BRIEF -> Using the listing below, report all lines holding the word "that".

Source records
>> BEGIN

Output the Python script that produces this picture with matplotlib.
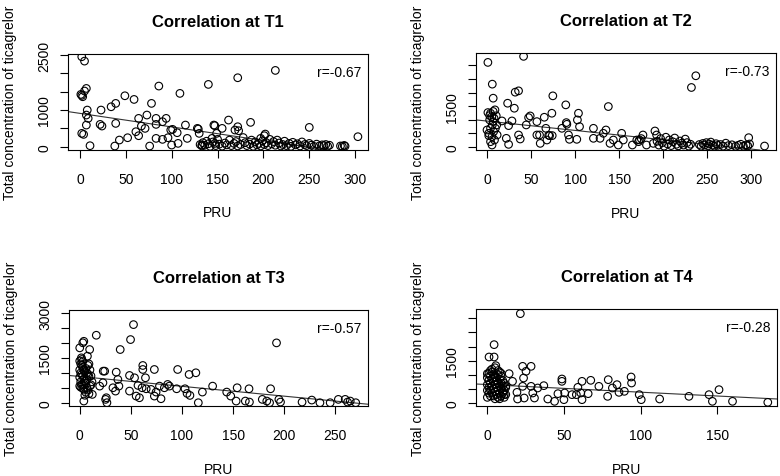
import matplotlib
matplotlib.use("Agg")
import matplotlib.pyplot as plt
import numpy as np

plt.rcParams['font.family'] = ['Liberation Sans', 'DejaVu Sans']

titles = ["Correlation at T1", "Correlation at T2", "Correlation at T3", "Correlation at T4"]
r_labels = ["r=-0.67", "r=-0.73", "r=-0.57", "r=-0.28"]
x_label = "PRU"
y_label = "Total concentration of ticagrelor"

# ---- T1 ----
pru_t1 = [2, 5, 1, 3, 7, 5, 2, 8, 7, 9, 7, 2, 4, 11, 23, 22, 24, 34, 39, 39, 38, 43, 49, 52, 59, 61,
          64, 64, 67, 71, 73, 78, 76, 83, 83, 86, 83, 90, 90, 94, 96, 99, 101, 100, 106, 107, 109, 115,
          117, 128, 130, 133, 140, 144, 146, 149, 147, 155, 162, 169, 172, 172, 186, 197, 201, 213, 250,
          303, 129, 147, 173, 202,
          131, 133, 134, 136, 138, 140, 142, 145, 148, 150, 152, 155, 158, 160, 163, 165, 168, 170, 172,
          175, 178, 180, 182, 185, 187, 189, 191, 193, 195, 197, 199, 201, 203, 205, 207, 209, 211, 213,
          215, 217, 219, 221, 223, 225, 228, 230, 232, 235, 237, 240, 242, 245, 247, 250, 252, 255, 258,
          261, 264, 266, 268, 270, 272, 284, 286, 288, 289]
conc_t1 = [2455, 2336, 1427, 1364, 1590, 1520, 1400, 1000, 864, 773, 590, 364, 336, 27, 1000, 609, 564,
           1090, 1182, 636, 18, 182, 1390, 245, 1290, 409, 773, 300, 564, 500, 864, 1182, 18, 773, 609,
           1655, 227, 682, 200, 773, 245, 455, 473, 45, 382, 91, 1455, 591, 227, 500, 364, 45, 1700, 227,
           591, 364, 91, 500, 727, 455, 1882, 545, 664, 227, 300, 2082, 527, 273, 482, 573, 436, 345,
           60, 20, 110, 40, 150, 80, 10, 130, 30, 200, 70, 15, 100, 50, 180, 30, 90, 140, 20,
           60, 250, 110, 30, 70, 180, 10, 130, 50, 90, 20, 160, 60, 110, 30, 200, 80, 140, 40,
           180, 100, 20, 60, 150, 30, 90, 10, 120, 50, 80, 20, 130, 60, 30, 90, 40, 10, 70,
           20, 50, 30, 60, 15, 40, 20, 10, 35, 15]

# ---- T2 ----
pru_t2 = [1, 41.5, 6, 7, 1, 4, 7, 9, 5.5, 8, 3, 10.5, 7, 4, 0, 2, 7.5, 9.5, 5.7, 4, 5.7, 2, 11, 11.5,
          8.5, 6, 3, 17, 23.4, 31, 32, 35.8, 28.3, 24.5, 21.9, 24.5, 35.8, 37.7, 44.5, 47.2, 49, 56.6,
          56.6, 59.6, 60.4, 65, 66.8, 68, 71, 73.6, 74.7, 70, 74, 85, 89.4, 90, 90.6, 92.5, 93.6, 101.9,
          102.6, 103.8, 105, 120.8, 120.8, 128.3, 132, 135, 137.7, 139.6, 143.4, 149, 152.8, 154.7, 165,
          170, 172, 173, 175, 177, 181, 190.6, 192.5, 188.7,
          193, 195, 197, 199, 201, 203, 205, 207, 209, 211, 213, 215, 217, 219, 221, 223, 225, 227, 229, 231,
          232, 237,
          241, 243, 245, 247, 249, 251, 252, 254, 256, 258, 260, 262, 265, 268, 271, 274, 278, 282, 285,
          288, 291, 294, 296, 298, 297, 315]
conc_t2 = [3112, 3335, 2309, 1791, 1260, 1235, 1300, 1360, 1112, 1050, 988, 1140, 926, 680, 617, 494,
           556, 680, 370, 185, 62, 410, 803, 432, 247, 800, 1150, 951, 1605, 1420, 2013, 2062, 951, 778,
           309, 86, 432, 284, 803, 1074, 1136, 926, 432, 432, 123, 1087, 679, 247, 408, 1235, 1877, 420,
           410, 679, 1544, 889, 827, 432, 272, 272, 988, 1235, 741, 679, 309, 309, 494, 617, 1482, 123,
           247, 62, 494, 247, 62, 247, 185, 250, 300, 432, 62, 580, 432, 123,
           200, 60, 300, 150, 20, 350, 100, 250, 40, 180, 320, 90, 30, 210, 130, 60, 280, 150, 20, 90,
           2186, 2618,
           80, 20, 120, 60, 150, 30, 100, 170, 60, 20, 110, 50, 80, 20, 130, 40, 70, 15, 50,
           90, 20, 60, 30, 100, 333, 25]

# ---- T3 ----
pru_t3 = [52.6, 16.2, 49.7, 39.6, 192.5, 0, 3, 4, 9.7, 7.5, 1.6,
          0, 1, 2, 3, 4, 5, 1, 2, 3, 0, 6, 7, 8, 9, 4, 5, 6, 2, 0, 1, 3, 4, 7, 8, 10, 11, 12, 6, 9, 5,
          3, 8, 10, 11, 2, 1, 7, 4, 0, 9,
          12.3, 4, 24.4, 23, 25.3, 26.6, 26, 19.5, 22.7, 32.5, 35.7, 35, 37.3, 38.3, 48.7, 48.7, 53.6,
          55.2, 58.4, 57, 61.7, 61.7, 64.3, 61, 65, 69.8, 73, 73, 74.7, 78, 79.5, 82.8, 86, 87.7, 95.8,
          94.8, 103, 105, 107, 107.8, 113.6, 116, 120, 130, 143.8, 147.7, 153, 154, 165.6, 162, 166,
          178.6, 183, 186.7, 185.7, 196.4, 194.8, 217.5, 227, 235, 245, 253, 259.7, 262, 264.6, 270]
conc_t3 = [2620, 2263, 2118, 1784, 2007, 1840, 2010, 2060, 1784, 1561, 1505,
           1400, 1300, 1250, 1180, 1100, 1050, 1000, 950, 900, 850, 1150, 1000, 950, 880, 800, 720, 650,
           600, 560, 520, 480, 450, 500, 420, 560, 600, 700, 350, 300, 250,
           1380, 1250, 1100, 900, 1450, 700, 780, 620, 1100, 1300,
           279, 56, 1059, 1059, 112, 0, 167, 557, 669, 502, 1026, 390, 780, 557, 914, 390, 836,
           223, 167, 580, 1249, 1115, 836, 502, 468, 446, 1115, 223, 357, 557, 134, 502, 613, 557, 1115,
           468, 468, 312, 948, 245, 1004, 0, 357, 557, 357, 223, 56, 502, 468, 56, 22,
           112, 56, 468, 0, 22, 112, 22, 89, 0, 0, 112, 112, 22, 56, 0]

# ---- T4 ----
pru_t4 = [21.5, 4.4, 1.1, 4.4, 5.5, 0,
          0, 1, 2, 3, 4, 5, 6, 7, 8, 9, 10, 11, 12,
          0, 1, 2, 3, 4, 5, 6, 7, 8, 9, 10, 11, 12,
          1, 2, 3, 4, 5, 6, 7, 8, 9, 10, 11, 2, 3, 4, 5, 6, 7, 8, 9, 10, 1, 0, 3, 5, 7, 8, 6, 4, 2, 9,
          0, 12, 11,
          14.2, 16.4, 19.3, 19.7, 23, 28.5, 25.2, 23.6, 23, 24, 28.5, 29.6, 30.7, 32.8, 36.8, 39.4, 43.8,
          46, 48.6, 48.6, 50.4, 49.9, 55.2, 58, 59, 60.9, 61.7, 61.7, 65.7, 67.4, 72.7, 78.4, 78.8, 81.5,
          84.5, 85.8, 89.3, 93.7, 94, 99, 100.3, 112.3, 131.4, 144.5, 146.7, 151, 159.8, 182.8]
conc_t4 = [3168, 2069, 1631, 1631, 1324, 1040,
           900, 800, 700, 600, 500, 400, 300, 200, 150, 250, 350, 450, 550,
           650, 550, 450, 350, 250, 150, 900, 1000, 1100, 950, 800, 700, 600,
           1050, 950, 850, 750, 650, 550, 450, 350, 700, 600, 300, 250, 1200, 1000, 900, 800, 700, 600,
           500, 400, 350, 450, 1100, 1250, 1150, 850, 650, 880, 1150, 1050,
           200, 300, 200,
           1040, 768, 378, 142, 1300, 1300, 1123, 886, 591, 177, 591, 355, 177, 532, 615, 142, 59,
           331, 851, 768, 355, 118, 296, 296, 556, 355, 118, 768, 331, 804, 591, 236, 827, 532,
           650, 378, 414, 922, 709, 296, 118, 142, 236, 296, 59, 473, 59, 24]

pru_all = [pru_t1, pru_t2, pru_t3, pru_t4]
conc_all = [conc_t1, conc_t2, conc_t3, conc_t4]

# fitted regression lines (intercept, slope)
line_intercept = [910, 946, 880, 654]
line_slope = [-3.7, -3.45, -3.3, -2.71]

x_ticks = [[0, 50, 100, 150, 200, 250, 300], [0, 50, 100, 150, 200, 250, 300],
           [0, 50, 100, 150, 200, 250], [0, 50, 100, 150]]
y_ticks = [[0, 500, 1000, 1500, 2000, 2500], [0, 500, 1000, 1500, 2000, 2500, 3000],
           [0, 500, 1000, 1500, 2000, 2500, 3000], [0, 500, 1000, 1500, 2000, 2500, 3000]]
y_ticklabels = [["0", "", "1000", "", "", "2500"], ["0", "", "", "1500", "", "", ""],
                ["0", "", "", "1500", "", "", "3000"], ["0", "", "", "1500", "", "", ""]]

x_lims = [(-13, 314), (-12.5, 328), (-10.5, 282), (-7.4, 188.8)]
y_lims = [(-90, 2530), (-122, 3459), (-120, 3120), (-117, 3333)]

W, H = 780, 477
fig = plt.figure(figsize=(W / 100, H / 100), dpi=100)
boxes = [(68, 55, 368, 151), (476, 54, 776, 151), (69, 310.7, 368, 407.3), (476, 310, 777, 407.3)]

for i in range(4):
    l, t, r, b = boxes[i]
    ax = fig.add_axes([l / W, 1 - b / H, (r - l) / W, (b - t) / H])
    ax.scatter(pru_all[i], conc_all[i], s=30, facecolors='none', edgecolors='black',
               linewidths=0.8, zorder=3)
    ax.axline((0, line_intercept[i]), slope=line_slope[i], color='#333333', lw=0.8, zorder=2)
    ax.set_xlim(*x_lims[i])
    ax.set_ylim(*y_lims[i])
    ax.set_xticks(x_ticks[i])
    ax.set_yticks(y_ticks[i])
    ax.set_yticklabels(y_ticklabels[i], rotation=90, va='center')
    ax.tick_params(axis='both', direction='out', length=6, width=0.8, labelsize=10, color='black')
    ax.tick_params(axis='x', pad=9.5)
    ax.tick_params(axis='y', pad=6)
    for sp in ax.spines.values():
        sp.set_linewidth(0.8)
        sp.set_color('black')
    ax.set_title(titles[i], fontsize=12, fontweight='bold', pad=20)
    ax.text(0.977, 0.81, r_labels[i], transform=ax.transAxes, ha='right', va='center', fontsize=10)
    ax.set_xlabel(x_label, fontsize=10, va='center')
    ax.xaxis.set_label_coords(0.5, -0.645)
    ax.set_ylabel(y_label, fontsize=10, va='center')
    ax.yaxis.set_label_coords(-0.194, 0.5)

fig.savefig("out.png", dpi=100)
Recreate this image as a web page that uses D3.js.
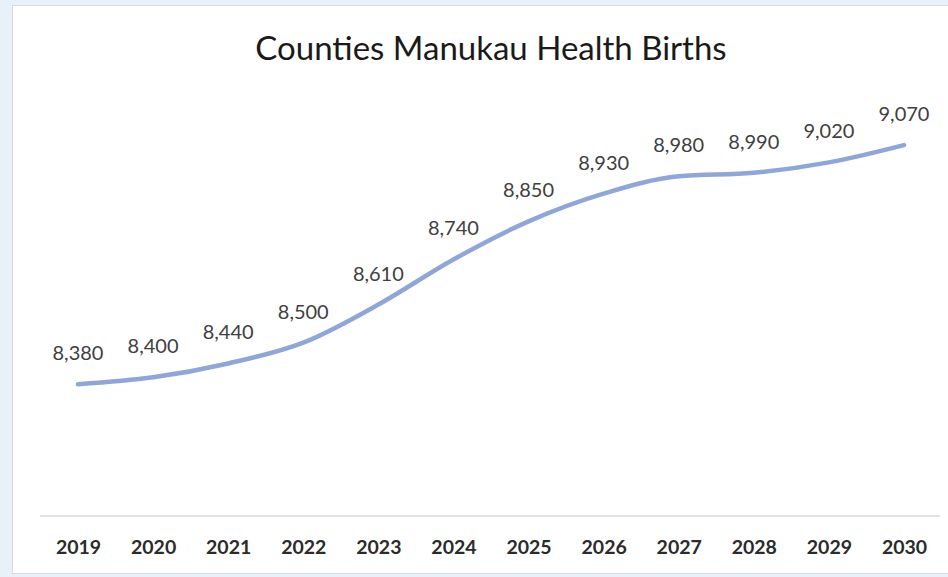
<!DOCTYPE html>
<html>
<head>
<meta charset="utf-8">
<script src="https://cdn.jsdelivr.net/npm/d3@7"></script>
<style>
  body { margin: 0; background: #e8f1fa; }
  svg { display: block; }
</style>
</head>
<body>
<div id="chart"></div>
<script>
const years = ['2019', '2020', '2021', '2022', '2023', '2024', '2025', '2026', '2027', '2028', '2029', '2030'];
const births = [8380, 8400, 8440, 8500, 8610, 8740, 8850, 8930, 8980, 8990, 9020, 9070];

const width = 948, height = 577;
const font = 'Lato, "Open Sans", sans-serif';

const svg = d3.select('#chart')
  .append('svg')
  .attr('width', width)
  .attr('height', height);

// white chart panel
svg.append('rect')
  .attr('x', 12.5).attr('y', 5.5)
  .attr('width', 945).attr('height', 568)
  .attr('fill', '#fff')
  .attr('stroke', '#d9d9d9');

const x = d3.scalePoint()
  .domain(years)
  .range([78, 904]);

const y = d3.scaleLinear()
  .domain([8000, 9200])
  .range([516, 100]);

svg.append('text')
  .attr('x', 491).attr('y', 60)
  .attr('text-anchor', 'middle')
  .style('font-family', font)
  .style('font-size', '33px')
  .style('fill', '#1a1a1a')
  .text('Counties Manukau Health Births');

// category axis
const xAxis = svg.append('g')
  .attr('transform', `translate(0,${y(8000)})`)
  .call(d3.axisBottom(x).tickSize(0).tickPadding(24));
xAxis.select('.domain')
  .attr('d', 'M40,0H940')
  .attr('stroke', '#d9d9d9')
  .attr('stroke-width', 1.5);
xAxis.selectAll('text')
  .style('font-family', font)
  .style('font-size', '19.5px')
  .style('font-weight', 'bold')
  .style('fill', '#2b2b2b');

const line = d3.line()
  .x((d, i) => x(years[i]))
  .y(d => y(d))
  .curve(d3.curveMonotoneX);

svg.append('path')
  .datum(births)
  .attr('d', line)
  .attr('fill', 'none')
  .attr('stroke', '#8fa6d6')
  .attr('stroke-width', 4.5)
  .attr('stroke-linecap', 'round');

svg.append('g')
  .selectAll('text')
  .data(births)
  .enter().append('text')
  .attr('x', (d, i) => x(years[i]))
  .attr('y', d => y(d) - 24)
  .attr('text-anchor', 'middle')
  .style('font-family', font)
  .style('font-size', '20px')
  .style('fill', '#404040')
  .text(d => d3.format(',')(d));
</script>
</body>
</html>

>> END

SOLUTION TO THIS EXERCISE ->
Output the Python script that produces this picture with matplotlib.
Recreate this image as a web page that uses D3.js.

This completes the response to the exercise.